The Times article is a bit vague on the details but my immediate though was if it had to do with Google News, I didn’t understand the infringment.

Google News (disclaimer: I own GOOG stock), which happens to be my favorite place to check for news headlines, still isn’t running ads. I don’t go to Google News to read any actual news though, just the headlines, and I’m sure if they are counting my clicks on each visit, I’m visiting 3-5 news sources on average for every visit. I also keep track of news by keyword and RSS using Google News. Next to search (#1), Adwords/Adsense (#2) and Gmail (#3), Google News is still my #4 favorite Google service right now (see my top 10 Google products/services list from June 2006)

I don’t see how Google News is hurting any news organization, in fact they are likely helping them by sending a significant amount of traffic (readers and potential subscribers) they might not receive otherwise.
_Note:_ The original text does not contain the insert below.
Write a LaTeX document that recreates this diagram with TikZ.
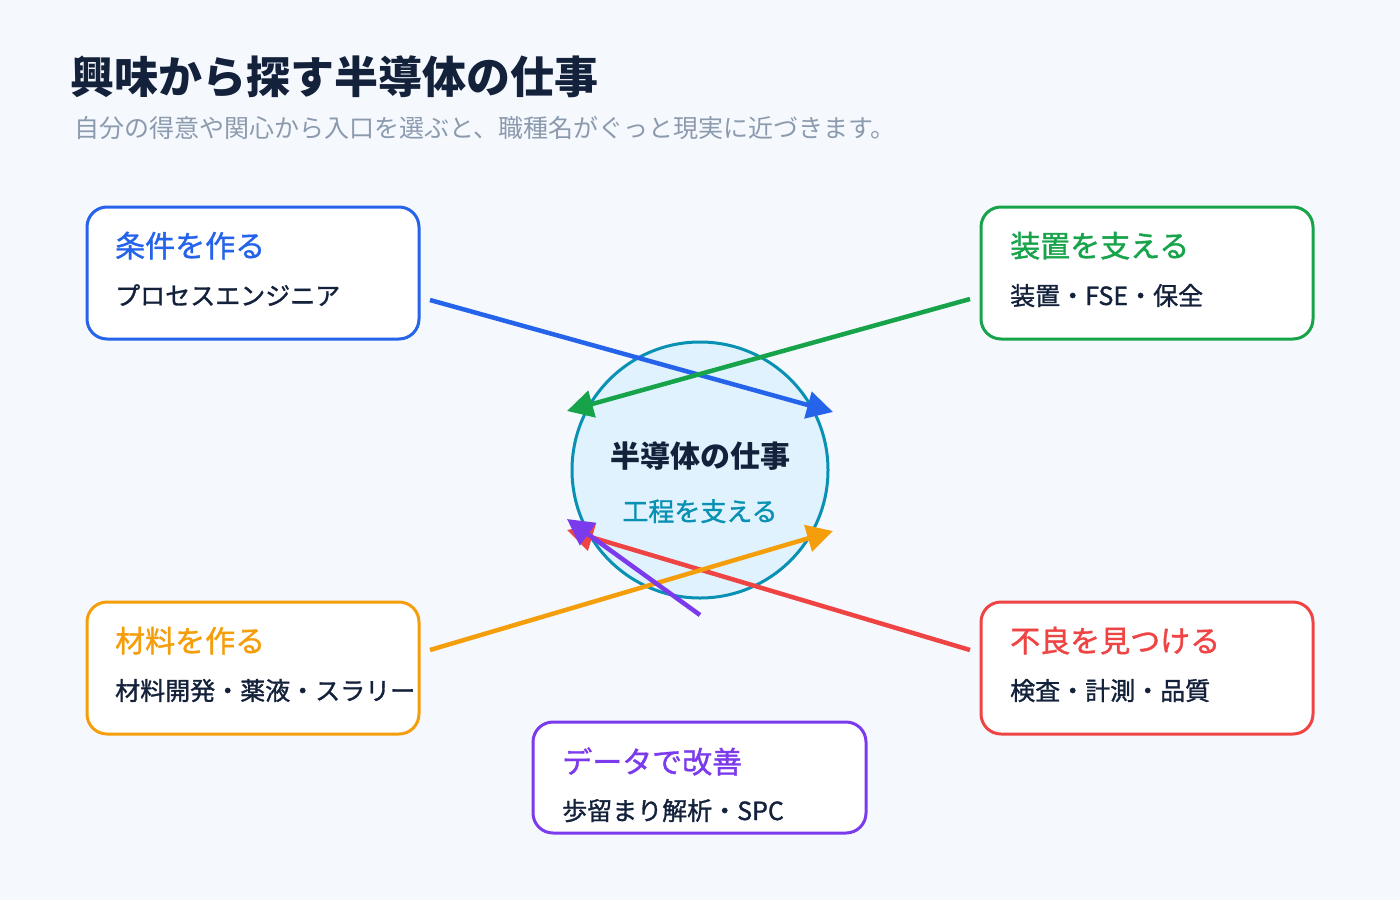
\documentclass[tikz,border=0pt]{standalone}
\usepackage{fontspec}
\setmainfont{Noto Sans CJK JP}
\newfontfamily\medfont[FakeBold=1.2]{Noto Sans CJK JP}
\usetikzlibrary{arrows.meta}
\definecolor{bg}{HTML}{F5F9FE}
\definecolor{navy}{HTML}{13213B}
\definecolor{greytxt}{HTML}{8C9AAE}
\definecolor{cblue}{HTML}{2563EB}
\definecolor{cgreen}{HTML}{16A34A}
\definecolor{corange}{HTML}{F59E0B}
\definecolor{cred}{HTML}{EF4444}
\definecolor{cpurple}{HTML}{7C3AED}
\definecolor{cteal}{HTML}{0891B2}
\definecolor{cfill}{HTML}{E0F2FE}
\tikzset{
  card/.style={draw=#1, line width=3pt, fill=white, rounded corners=20pt},
  cardtitle/.style={anchor=base west, inner sep=0pt, text=#1, font=\medfont\fontsize{30}{32}\selectfont},
  cardsub/.style={anchor=base west, inner sep=0pt, text=navy, font=\medfont\fontsize{25}{27}\selectfont},
  link/.style={draw=#1, line width=4.5pt, -{Triangle[length=26pt,width=27pt]}, #1},
}
\begin{document}
\begin{tikzpicture}[x=1pt,y=-1pt]
\useasboundingbox (0,0) rectangle (1400,900);
\fill[bg] (0,0) rectangle (1400,900);
% title
\node[anchor=base west, inner sep=0pt, text=navy, font=\fontsize{44}{46}\selectfont\bfseries] (title) at (70,93) {興味から探す半導体の仕事};
\node[anchor=base west, inner sep=0pt, text=greytxt, font=\fontsize{25}{27}\selectfont] (subtitle) at (74,137) {自分の得意や関心から入口を選ぶと、職種名がぐっと現実に近づきます。};
% center circle
\node[circle, draw=cteal, line width=3pt, fill=cfill, minimum size=256pt, inner sep=0pt] (hub) at (700,470) {};
\node[anchor=base, inner sep=0pt, text=navy, font=\fontsize{30}{32}\selectfont\bfseries] (hubtitle) at (700,467) {半導体の仕事};
\node[anchor=base, inner sep=0pt, text=cteal, font=\medfont\fontsize{26}{28}\selectfont] (hubsub) at (700,521) {工程を支える};
% cards
\draw[card=cblue] (87,207) rectangle (419,339);
\node[cardtitle=cblue] (t1) at (115,257) {条件を作る};
\node[cardsub] (s1) at (115,305) {プロセスエンジニア};
\draw[card=cgreen] (981,207) rectangle (1313,339);
\node[cardtitle=cgreen] (t2) at (1010,257) {装置を支える};
\node[cardsub] (s2) at (1010,305) {装置・FSE・保全};
\draw[card=corange] (87,602) rectangle (419,734);
\node[cardtitle=corange] (t3) at (115,652) {材料を作る};
\node[cardsub] (s3) at (115,700) {材料開発・薬液・スラリー};
\draw[card=cred] (981,602) rectangle (1313,734);
\node[cardtitle=cred] (t4) at (1010,652) {不良を見つける};
\node[cardsub] (s4) at (1010,700) {検査・計測・品質};
\draw[card=cpurple] (533,722) rectangle (866,833);
\node[cardtitle=cpurple] (t5) at (562,773) {データで改善};
\node[cardsub] (s5) at (562,820) {歩留まり解析・SPC};
% connectors
\coordinate (bS) at (430,300); \coordinate (bE) at (833,412);
\coordinate (gS) at (970,299); \coordinate (gE) at (567,411);
\coordinate (rS) at (970,650); \coordinate (rE) at (567,530);
\coordinate (oS) at (430,650); \coordinate (oE) at (833,531);
\coordinate (pS) at (700,615); \coordinate (pE) at (567,519);
\draw[link=cblue] (bS) -- (bE);
\draw[link=cgreen] (gS) -- (gE);
\draw[link=cred] (rS) -- (rE);
\draw[link=corange] (oS) -- (oE);
\draw[link=cpurple] (pS) -- (pE);
\end{tikzpicture}
\end{document}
If a website really wants out, they can use a robots.txt file to block the spider from coming.

Indeed, this is exactly the recommendation on the Official Google Blog about the court case yesterday:

Today’s ruling does not affect the current content of Google News because the websites represented by Copiepresse have already been removed from Google News. In fact, hundreds of news publishers in Belgium and around the world are delighted to be included in Google News because it helps more people find their websites and read their articles. That’s why Google receives far more requests for inclusion than requests for removal.

What are others saying?
Joe Duck points out that Google makes money from other people’s content, they don’t do their own content. Actually, they do create their own content. They have their own toolbar, they have online spreadsheets and docs software. And what about Gmail? Yeah, it’s us looking at our email and monetizing our eyeballs, but the program itself is content. And then there are all the blogs they have. Definitely original content there. I don’t see news headlines and a few words as not being Fair Use.

Donna Bogatin at ZDNet talks about Google’s reactionary tactics on copyright: “Google will not change its reactive handling of copyright infringement issues, however, because if Google had to pay for content, like every other “conventional” business, than it would not have the super profit margins or market cap that has made it the darling of Wall Street.”

John Blossom: “It’s time for publishers to stop playing games and to take a more serious look at Google as a business partner that can deliver good value from their services - if you have a good handle on the metrics needed to prove out that value.”

Greg Sterling’s recommendation (argh, dump the Snap popups already) for the Belgian newspaper? “[Include] their feeds in Google, strengthening their own sites and potentially creating a separate, newspaper owned Belgian news aggregator/social news site.”

See more commentary at TechMeme.

Hmm thoughts
This one’s easy and doesn’t require the courts. There are plenty of competing news agencies that will be more than happy to take the high quality Google traffic. I love Google traffic and I don’t care how they use my headlines and a few words — Fair Use from a copyrighted content source — to monetize past, current and future works. If they start gobbling up more than what would be deemed Fair Use by reasonable people and monetizing that then it’s time to call in the lawyers.